PM Lee increases welfare
    spending, offers tax breaks

 
  Bloomberg news
February 17, 2006
SINGAPORE


PRIME Minister Lee Hsien Loong is taking advantage of four years of economic expansion to boost welfare spending and offer new tax breaks for companies ahead of an expected election.

``We must target our assistance to those in need, and make a difference where it counts,'' Lee, who has to hold elections before mid-2007, told parliament today. Economic globalization ``poses challenges, especially for our older and low-skilled workers whose wages and jobs are under growing pressure.''

Southeast Asia's fourth-biggest economy grew 8.7 percent in the fourth quarter from a year earlier, the fastest pace in 18 months. That prompted the trade ministry to yesterday raise its growth forecast for this year to as much as 6 percent and has given Lee more room to introduce new tax breaks and boost welfare spending before his first election as prime minister.

``The incentives are targeted and they may make some difference to people who are in the working class or who are unemployed,'' said Garry Rodan, director of the Asia Research Centre at Murdoch University in Western Australia. ``I'd expect elections this year because the economic projections at the moment are reasonably positive.''

The People's Action Party led by Lee has been in power since the city-state's independence in 1965 and holds 91 seats in the 94-member legislature that would be dissolved prior to an election. Lee, the elder son of Lee Kuan Yew, founding father of modern Singapore, took over from Goh Chok Tong as prime minister in August 2004.

Election

Goh was able to improve the PAP's vote in the three general elections he faced as prime minister, winning 75.3 percent support in November 2001 from 65 percent in January 1997 and 61 percent in August 1991, according to the www.singapore-elections.com Web site.

It's going to be ``difficult'' for Lee to match the ruling party's 2001 vote because Goh ``achieved that after being the leader of PAP for a decade or so,'' said Rodan. ``Goh had a different personality that made him more affable, more in touch with the common person.''

Lee today said the government would spend S$2.6 billion (US$1.6 billion) on a ``progress package'' in the year starting April 1, including S$200 million on a bonus for national servicemen and S$500 million extra for older citizens.

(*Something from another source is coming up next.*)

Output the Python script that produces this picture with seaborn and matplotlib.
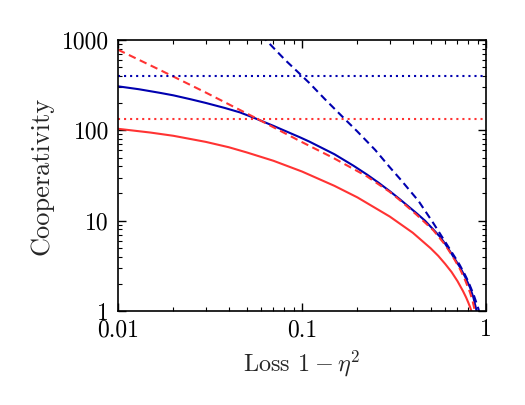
import matplotlib
matplotlib.use("Agg")
import matplotlib.pyplot as plt
import seaborn as sns
import pandas as pd
from matplotlib.ticker import FixedLocator, FixedFormatter, LogLocator, NullFormatter

# ---- data ----
red_solid_x = [0.01, 0.015, 0.02, 0.03, 0.04, 0.05, 0.07, 0.1, 0.15, 0.2, 0.3, 0.4, 0.5, 0.55, 0.6,
               0.65, 0.7, 0.75, 0.78, 0.8, 0.82, 0.85]
red_solid_y = [104, 94.5, 87, 74.5, 65, 57, 46, 35, 24.3, 18.1, 11.1, 7.35, 4.95, 4.08, 3.32, 2.7,
               2.14, 1.66, 1.41, 1.25, 1.1, 0.885]

blue_solid_x = [0.01, 0.013, 0.0169, 0.02, 0.025, 0.03, 0.038, 0.046, 0.0556, 0.07, 0.0975, 0.11, 0.15,
                0.19, 0.225, 0.26, 0.3, 0.341, 0.38, 0.42, 0.466, 0.518, 0.56, 0.6, 0.66, 0.723, 0.77,
                0.819, 0.855, 0.889, 0.9]
blue_solid_y = [307, 285, 260, 244, 220, 201, 177, 158, 136, 112, 83.7, 74.8, 54.4, 40.7, 32.5, 26.4,
                21.2, 17.2, 14.3, 12.05, 10, 7.95, 6.7, 5.55, 4.09, 3.04, 2.39, 1.82, 1.4, 1.0, 0.89]

red_dashed_x = [0.01, 0.0169, 0.03, 0.046, 0.0556, 0.0975, 0.148, 0.225, 0.3, 0.341, 0.42, 0.518, 0.6,
                0.66, 0.723, 0.77, 0.819, 0.845, 0.87, 0.88]
red_dashed_y = [781, 466, 262, 168, 138, 76, 49.5, 31, 20.8, 16.8, 11.6, 7.8, 5.4, 4.0, 2.9, 2.2, 1.6,
                1.3, 1.0, 0.88]

blue_dashed_x = [0.06, 0.0637, 0.081, 0.1, 0.11, 0.133, 0.171, 0.2, 0.25, 0.3, 0.341, 0.43, 0.518, 0.6,
                 0.65, 0.693, 0.72, 0.77, 0.8, 0.836, 0.86, 0.88, 0.9, 0.916, 0.93]
blue_dashed_y = [1127, 1000, 601, 400, 332, 222, 133, 97, 60.6, 39, 29, 16.5, 9.35, 5.83,
                 4.5, 3.67, 3.23, 2.5, 2.13, 1.71, 1.48, 1.29, 1.13, 1.0, 0.89]

red_limit = 133
blue_limit = 400

x_ticks = [0.01, 0.1, 1]
x_tick_labels = ["0.01", "0.1", "1"]
y_ticks = [1, 10, 100, 1000]
y_tick_labels = ["1", "10", "100", "1000"]

RED = "#ff3333"
BLUE = "#0000b0"

sns.set_style("ticks")
plt.rcParams["font.family"] = ["cmr10", "DejaVu Serif"]
plt.rcParams["mathtext.fontset"] = "cm"
plt.rcParams["axes.formatter.use_mathtext"] = True
plt.rcParams["axes.unicode_minus"] = False

fig = plt.figure(figsize=(5.25, 4.05), dpi=100)
ax = fig.add_axes([118 / 525, 1 - 311 / 405, (486 - 118) / 525, (311 - 40) / 405])

def series(xs, ys):
    return pd.DataFrame({"x": xs, "y": ys})

lw = 1.5
sns.lineplot(data=series(red_solid_x, red_solid_y), x="x", y="y", ax=ax, color=RED, lw=lw, sort=False)
sns.lineplot(data=series(blue_solid_x, blue_solid_y), x="x", y="y", ax=ax, color=BLUE, lw=lw, sort=False)
l1 = sns.lineplot(data=series(red_dashed_x, red_dashed_y), x="x", y="y", ax=ax, color=RED, lw=lw, sort=False).lines[-1]
l1.set_dashes([3.6, 2.2])
l2 = sns.lineplot(data=series(blue_dashed_x, blue_dashed_y), x="x", y="y", ax=ax, color=BLUE, lw=lw, sort=False).lines[-1]
l2.set_dashes([3.6, 2.2])
ax.axhline(red_limit, color=RED, lw=lw, ls=(0, (1, 1.9)))
ax.axhline(blue_limit, color=BLUE, lw=lw, ls=(0, (1, 1.9)))

ax.set_xscale("log")
ax.set_yscale("log")
ax.set_xlim(0.01, 1)
ax.set_ylim(1, 1000)

ax.xaxis.set_major_locator(FixedLocator(x_ticks))
ax.xaxis.set_major_formatter(FixedFormatter(x_tick_labels))
ax.yaxis.set_major_locator(FixedLocator(y_ticks))
ax.yaxis.set_major_formatter(FixedFormatter(y_tick_labels))
ax.xaxis.set_minor_locator(LogLocator(base=10, subs=range(2, 10)))
ax.yaxis.set_minor_locator(LogLocator(base=10, subs=range(2, 10)))
ax.xaxis.set_minor_formatter(NullFormatter())
ax.yaxis.set_minor_formatter(NullFormatter())

for s in ax.spines.values():
    s.set_visible(True)
    s.set_linewidth(1.2)
    s.set_color("black")

ax.tick_params(which="both", direction="in", top=True, right=True, colors="black")
ax.tick_params(which="major", length=6, width=1.0, labelsize=17)
ax.tick_params(which="minor", length=3.2, width=0.8)
ax.tick_params(axis="x", which="major", pad=6)
ax.tick_params(axis="y", which="major", pad=6.5)

ax.set_xlabel(r"Loss $1-\eta^2$", fontsize=17.5, labelpad=5)
ax.set_ylabel("Cooperativity", fontsize=19, labelpad=6)

fig.savefig("out.png", dpi=100)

The government will form a research and development fund worth S$5 billion in the next five years, Lee said in today's budget speech. The government aims to make research and development account for 3 percent of gross domestic product by 2010, he said.

`Fine-Tuning'

``The really big commitment is research and development, and the S$5 billion commitment is a substantial amount,'' said Chua Hak Bin, an economist at DBS Group Holdings Ltd. ``There is some fine-tuning of the overall restructuring of the economy and Lee is making sure that incentives are aligned with the growth areas the government wants to target.''

The government will also provide tax concessions for banks offering Islamic financing products and ease rules on wealth management companies to attract more overseas funds.

``Tax cuts are always a good thing as they will help to improve competitiveness in the industries involved,'' said Teo Chon Kiat, who helps oversee $1.4 billion in Asian stocks at DBS Asset Management in Singapore.

Earlier this month, the government said the city's jobless rate fell to the lowest in more than four years in the three months to Dec 31, as jobs creation accelerated with economic growth. The overall unemployment rate fell to a seasonally adjusted 2.5 percent in the fourth quarter, from 3.3 percent in the third.

Tourism

Last month, Singapore's tourism board said it's expecting the number of visitors to rise 6 percent to a record 9.4 million this year as it introduces new nightspots including a Ministry of Sound dance club and the Crazy Horse Paris topless cabaret.

The city-state also expects tourism spending to rise 11 percent to S$12 billion, which would also be the highest, based on available records. It's selling three sites for hotel developments and adding tourism products such as the Singapore Flyer, touted as the world's biggest Ferris wheel.

Singapore's government has also set a March 29 deadline for MGM Mirage and three rival bidders to submit proposals for the city-state's first casino, which will be located in the downtown. Other bidders include Las Vegas Sands Corp., Harrah's Entertainment Inc. and Malaysia's Genting Bhd. An offshore site will be offered in the first quarter.